How to boost Profit Sales in Service Bay

Throughput — that is, getting service work done quickly and efficiently — is the key to profitability in dealership service departments, said Brett Coker, president of Coker Automotive Consultants of Pensacola, Fla.

Dealers complain “We can’t get the work out,” Coker said. “The No. 1 issue that comes up, it’s not our labor rate, it’s not gross profit, parts gross profit, CSI, retention — and those are all important issues, for sure — but the No. 1 issue everybody is concerned about is throughput,” he said.

Coker presented tips on how to measure and how to increase throughput in a Fixed Ops Journal webinar on Aug. 25, “Sink or Swim: How to Win With Service Technicians.” Free replays are available at autonews.com/sinkorswim.

First, a couple of definitions. Coker said “proficiency” is a key measure of throughput. In turn, proficiency is a combination of “productivity” and “efficiency.”

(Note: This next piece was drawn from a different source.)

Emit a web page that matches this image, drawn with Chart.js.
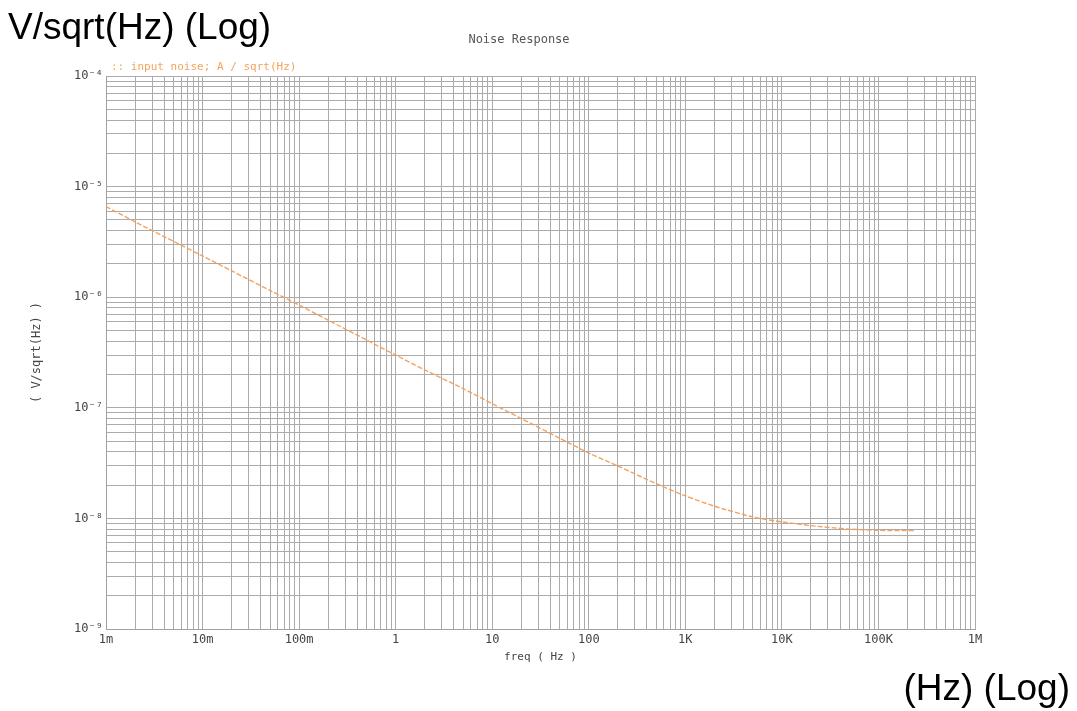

Productivity is the number of hours a technician is in his or her stall, working on vehicles, divided by the number of hours he or she is on the premises.

Coker said an average figure for productivity is 59 percent. “It’s never 100 percent,” he said, because of bathroom breaks, meals, etc. However, dealerships should minimize avoidable downtime — for instance, the time technicians spend getting parts from the parts department, he said.